SHORT PROBLEM.
Copy the data that follows exactly. Include no pictures.

GIVEN MATERIAL.
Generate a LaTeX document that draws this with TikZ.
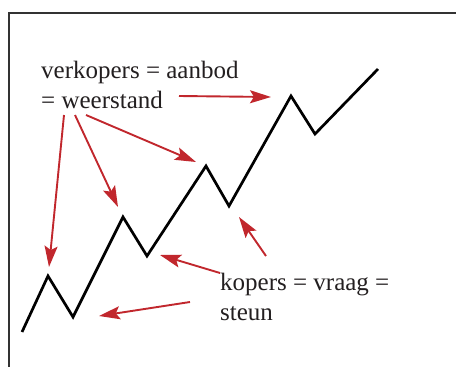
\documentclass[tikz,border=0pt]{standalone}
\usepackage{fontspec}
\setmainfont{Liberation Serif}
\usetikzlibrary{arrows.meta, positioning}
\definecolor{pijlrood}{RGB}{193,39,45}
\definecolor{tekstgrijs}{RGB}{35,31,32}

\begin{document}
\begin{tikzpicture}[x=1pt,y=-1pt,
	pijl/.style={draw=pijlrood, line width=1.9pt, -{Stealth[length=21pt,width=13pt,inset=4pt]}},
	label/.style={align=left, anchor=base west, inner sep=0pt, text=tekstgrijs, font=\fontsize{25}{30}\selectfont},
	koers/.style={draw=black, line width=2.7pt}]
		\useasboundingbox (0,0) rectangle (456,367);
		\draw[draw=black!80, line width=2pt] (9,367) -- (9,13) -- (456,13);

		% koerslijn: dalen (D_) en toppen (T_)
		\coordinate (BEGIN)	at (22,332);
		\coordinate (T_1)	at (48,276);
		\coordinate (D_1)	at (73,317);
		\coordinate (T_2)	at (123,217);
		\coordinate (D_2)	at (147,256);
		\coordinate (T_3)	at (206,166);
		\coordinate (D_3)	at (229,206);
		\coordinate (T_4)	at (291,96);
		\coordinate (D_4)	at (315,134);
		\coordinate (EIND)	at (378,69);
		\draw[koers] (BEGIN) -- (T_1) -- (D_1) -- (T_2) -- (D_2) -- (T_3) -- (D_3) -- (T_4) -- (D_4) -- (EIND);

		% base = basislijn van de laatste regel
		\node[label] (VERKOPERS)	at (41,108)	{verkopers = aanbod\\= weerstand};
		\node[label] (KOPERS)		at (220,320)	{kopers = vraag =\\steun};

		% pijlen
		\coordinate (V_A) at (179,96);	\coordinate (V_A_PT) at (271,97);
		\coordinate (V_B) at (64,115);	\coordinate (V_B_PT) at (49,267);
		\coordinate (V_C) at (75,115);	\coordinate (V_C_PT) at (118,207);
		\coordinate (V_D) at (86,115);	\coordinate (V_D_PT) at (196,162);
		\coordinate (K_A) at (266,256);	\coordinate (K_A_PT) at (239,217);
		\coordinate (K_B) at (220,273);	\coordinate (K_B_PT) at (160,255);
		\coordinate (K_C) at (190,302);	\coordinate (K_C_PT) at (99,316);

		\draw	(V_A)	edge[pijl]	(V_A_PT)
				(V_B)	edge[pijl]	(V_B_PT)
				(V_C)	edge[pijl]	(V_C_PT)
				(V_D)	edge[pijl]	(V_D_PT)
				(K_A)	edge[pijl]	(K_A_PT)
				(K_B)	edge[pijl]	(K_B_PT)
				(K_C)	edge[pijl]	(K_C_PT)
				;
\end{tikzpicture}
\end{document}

FINISHED ANSWER.
Generate a LaTeX document that draws this with TikZ.
\documentclass[tikz,border=0pt]{standalone}
\usepackage{fontspec}
\setmainfont{Liberation Serif}
\usetikzlibrary{arrows.meta, positioning}
\definecolor{pijlrood}{RGB}{193,39,45}
\definecolor{tekstgrijs}{RGB}{35,31,32}

\begin{document}
\begin{tikzpicture}[x=1pt,y=-1pt,
	pijl/.style={draw=pijlrood, line width=1.9pt, -{Stealth[length=21pt,width=13pt,inset=4pt]}},
	label/.style={align=left, anchor=base west, inner sep=0pt, text=tekstgrijs, font=\fontsize{25}{30}\selectfont},
	koers/.style={draw=black, line width=2.7pt}]
		\useasboundingbox (0,0) rectangle (456,367);
		\draw[draw=black!80, line width=2pt] (9,367) -- (9,13) -- (456,13);

		% koerslijn: dalen (D_) en toppen (T_)
		\coordinate (BEGIN)	at (22,332);
		\coordinate (T_1)	at (48,276);
		\coordinate (D_1)	at (73,317);
		\coordinate (T_2)	at (123,217);
		\coordinate (D_2)	at (147,256);
		\coordinate (T_3)	at (206,166);
		\coordinate (D_3)	at (229,206);
		\coordinate (T_4)	at (291,96);
		\coordinate (D_4)	at (315,134);
		\coordinate (EIND)	at (378,69);
		\draw[koers] (BEGIN) -- (T_1) -- (D_1) -- (T_2) -- (D_2) -- (T_3) -- (D_3) -- (T_4) -- (D_4) -- (EIND);

		% base = basislijn van de laatste regel
		\node[label] (VERKOPERS)	at (41,108)	{verkopers = aanbod\\= weerstand};
		\node[label] (KOPERS)		at (220,320)	{kopers = vraag =\\steun};

		% pijlen
		\coordinate (V_A) at (179,96);	\coordinate (V_A_PT) at (271,97);
		\coordinate (V_B) at (64,115);	\coordinate (V_B_PT) at (49,267);
		\coordinate (V_C) at (75,115);	\coordinate (V_C_PT) at (118,207);
		\coordinate (V_D) at (86,115);	\coordinate (V_D_PT) at (196,162);
		\coordinate (K_A) at (266,256);	\coordinate (K_A_PT) at (239,217);
		\coordinate (K_B) at (220,273);	\coordinate (K_B_PT) at (160,255);
		\coordinate (K_C) at (190,302);	\coordinate (K_C_PT) at (99,316);

		\draw	(V_A)	edge[pijl]	(V_A_PT)
				(V_B)	edge[pijl]	(V_B_PT)
				(V_C)	edge[pijl]	(V_C_PT)
				(V_D)	edge[pijl]	(V_D_PT)
				(K_A)	edge[pijl]	(K_A_PT)
				(K_B)	edge[pijl]	(K_B_PT)
				(K_C)	edge[pijl]	(K_C_PT)
				;
\end{tikzpicture}
\end{document}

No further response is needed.